Source: Hedge Funds Review | 11 Oct 2009
Categories: Legal
Topics: New York, United Kingdom, Ireland, Malta, Bermuda, Cayman Islands, Isle of Man, Appleby, British Virgin Islands, Liquidity, Illiquid assets, A&L Goodbody, Brown Rudnick, Conyers Dill & Pearman, Katten Muchin Rosenman Cornish, Maples and Calder, Walkers
What can funds do to protect themselves from liquidation?
While it may seem simple to say “pick the right investments”, it is not that straightforward. Determining if the fund is a viable concern can be a tricky process, particularly when taking into account the rights of shareholders (who may also be creditors). What most believe is key to any situation, including potential liquidation, is frequent and clear communication with investors.
Henry Bregstein at Katten Muchin Rosenman in New York believes a key concern is redemption terms. “Make sure that redemption terms match portfolio liquidity and provide transparent gate and suspension of redemption provisions that benefit investors as opposed to merely trapping assets,” he advises.

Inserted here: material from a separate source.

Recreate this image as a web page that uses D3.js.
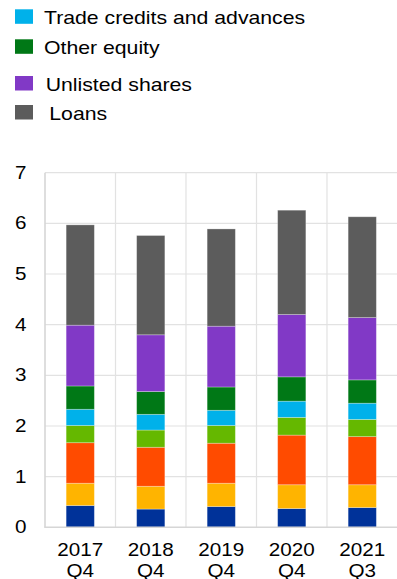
<!DOCTYPE html>
<html>
<head>
<meta charset="utf-8">
<script src="https://cdn.jsdelivr.net/npm/d3@7/dist/d3.min.js"></script>
<style>
  html, body { margin: 0; padding: 0; background: #ffffff; }
  svg { display: block; }
  text { font-family: "Liberation Sans", Arial, sans-serif; fill: #000; }
</style>
</head>
<body>
<script>
// Periods on the x axis (two-line labels)
const categories = ["2017 Q4", "2018 Q4", "2019 Q4", "2020 Q4", "2021 Q3"];

// Stacked components, bottom to top (EUR trillions)
const seriesNames = [
  "Debt securities",
  "Listed shares",
  "Deposits",
  "Other liabilities",
  "Trade credits and advances",
  "Other equity",
  "Unlisted shares",
  "Loans"
];
const debtSecurities   = [0.43, 0.36, 0.41, 0.37, 0.39];
const listedShares     = [0.44, 0.45, 0.46, 0.47, 0.45];
const deposits         = [0.80, 0.77, 0.79, 0.98, 0.95];
const otherLiabilities = [0.34, 0.34, 0.35, 0.35, 0.34];
const tradeCredits     = [0.32, 0.31, 0.30, 0.32, 0.32];
const otherEquity      = [0.46, 0.45, 0.46, 0.48, 0.46];
const unlistedShares   = [1.20, 1.12, 1.20, 1.23, 1.23];
const loans            = [1.98, 1.96, 1.92, 2.06, 1.99];

const seriesColors = ["#003299", "#ffb400", "#ff4b00", "#65b800",
                      "#00b1ea", "#007816", "#8139c6", "#5c5c5c"];

// Legend entries shown above the chart
const legendItems = ["Trade credits and advances", "Other equity", "Unlisted shares", "Loans"];

const yTicks = [0, 1, 2, 3, 4, 5, 6, 7];

// ---- layout ----
const W = 397, H = 579;
const plot = { left: 45, right: 397.5, top: 172.7, bottom: 527.3 };
const textStretch = 1.18;

const rows = categories.map((c, i) => ({
  period: c,
  "Debt securities": debtSecurities[i],
  "Listed shares": listedShares[i],
  "Deposits": deposits[i],
  "Other liabilities": otherLiabilities[i],
  "Trade credits and advances": tradeCredits[i],
  "Other equity": otherEquity[i],
  "Unlisted shares": unlistedShares[i],
  "Loans": loans[i]
}));

const svg = d3.select("body").append("svg")
  .attr("width", W).attr("height", H);

const x = d3.scaleBand()
  .domain(categories)
  .range([plot.left, plot.right])
  .paddingInner(0.6)
  .paddingOuter(0.3);

const y = d3.scaleLinear()
  .domain([0, 7])
  .range([plot.bottom, plot.top]);

const color = d3.scaleOrdinal().domain(seriesNames).range(seriesColors);

// horizontal gridlines
svg.append("g")
  .selectAll("line")
  .data(yTicks.filter(t => t > 0))
  .join("line")
  .attr("x1", plot.left).attr("x2", plot.right)
  .attr("y1", d => y(d)).attr("y2", d => y(d))
  .attr("stroke", "#e2e2e2").attr("stroke-width", 1.2);

// vertical gridlines between periods
const step = x.step();
svg.append("g")
  .selectAll("line")
  .data(d3.range(1, categories.length))
  .join("line")
  .attr("x1", i => plot.left + i * step).attr("x2", i => plot.left + i * step)
  .attr("y1", plot.top).attr("y2", plot.bottom)
  .attr("stroke", "#e2e2e2").attr("stroke-width", 1.2);

// stacked bars
const stack = d3.stack().keys(seriesNames);
const layers = stack(rows);

svg.append("g")
  .selectAll("g")
  .data(layers)
  .join("g")
  .attr("fill", d => color(d.key))
  .selectAll("rect")
  .data(d => d)
  .join("rect")
  .attr("x", d => x(d.data.period))
  .attr("width", x.bandwidth())
  .attr("y", d => y(d[1]))
  .attr("height", d => y(d[0]) - y(d[1]))
  .attr("stroke", "rgba(255,255,255,0.35)")
  .attr("stroke-width", 0.8);

// axis lines
svg.append("line")
  .attr("x1", plot.left).attr("x2", plot.left)
  .attr("y1", plot.top).attr("y2", plot.bottom)
  .attr("stroke", "#d6d6d6").attr("stroke-width", 1.6);
svg.append("line")
  .attr("x1", plot.left - 0.8).attr("x2", plot.right)
  .attr("y1", plot.bottom).attr("y2", plot.bottom)
  .attr("stroke", "#d6d6d6").attr("stroke-width", 1.6);

// y tick labels
svg.append("g")
  .selectAll("text")
  .data(yTicks)
  .join("text")
  .attr("transform", d => `translate(26.5,${y(d)}) scale(${textStretch},1)`)
  .attr("text-anchor", "end")
  .attr("dy", "0.35em")
  .style("font-size", "17.5px")
  .text(d => d3.format("d")(d));

// x tick labels (two lines)
const xl = svg.append("g")
  .selectAll("text")
  .data(categories)
  .join("text")
  .attr("transform", d => `translate(${x(d) + x.bandwidth() / 2},555.7) scale(${textStretch},1)`)
  .attr("text-anchor", "middle")
  .style("font-size", "17.5px");
xl.append("tspan").attr("x", 0).attr("y", 0).text(d => d.split(" ")[0]);
xl.append("tspan").attr("x", 0).attr("y", 21).text(d => d.split(" ")[1]);

// legend
const legendTop = [9.3, 39.3, 76, 105];
const legendTextX = [44, 44, 45.7, 49.3];
const lg = svg.append("g")
  .selectAll("g")
  .data(legendItems)
  .join("g");
lg.append("rect")
  .attr("x", 15)
  .attr("y", (d, i) => legendTop[i])
  .attr("width", 18)
  .attr("height", 14.5)
  .attr("fill", d => color(d));
lg.append("text")
  .attr("transform", (d, i) => `translate(${legendTextX[i]},${legendTop[i] + 14.6}) scale(${textStretch},1)`)
  .style("font-size", "18px")
  .text(d => d);
</script>
</body>
</html>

“I have to believe that material mismatches in portfolio liquidity and redemption terms and the misuse of gates and suspension provisions will be a focus of investor litigation,” cautions Bregstein.
According to Steven Nadel at Seward & Kissel, funds should monitor their book and counterparty exposure carefully and be careful with leverage.
Mitch Nichter, partner at Paul Hastings, says funds can protect themselves by clearly communicating to investors, both initially and throughout the investment term, the primary attributes of the product they are purchasing such as liquidity, volatility and other risk/return characteristics.
He also thinks they should structure the fund and the management company to manage these attributes. “In our experience many crisis situations, including those that resulted in fund liquidations, could have been minimised or avoided by ongoing effective communication with investors.
“Avoiding the perception of unfair surprise avoids crisis,” notes Nichter.
Using accurate and descriptive private placement memoranda and gate provisions limiting withdrawals by percentages is the advice from Hannah Terhune at Capital Management Services Group. “Avoid fraudulent practices. Communicate proactively with your existing investors,” she says.
Sonya Van de Graaff at Brown Rudnick in London thinks funds should protect liquidity by including gates, side pockets, lock-ups and suspensions of redemptions in the investors’ agreements.
She also advises clearly defining the boundaries to financial covenants and margin calls in prime brokerage and other funding documentation and limiting the scope of discretions of the financier to refuse drawdowns and make margin calls.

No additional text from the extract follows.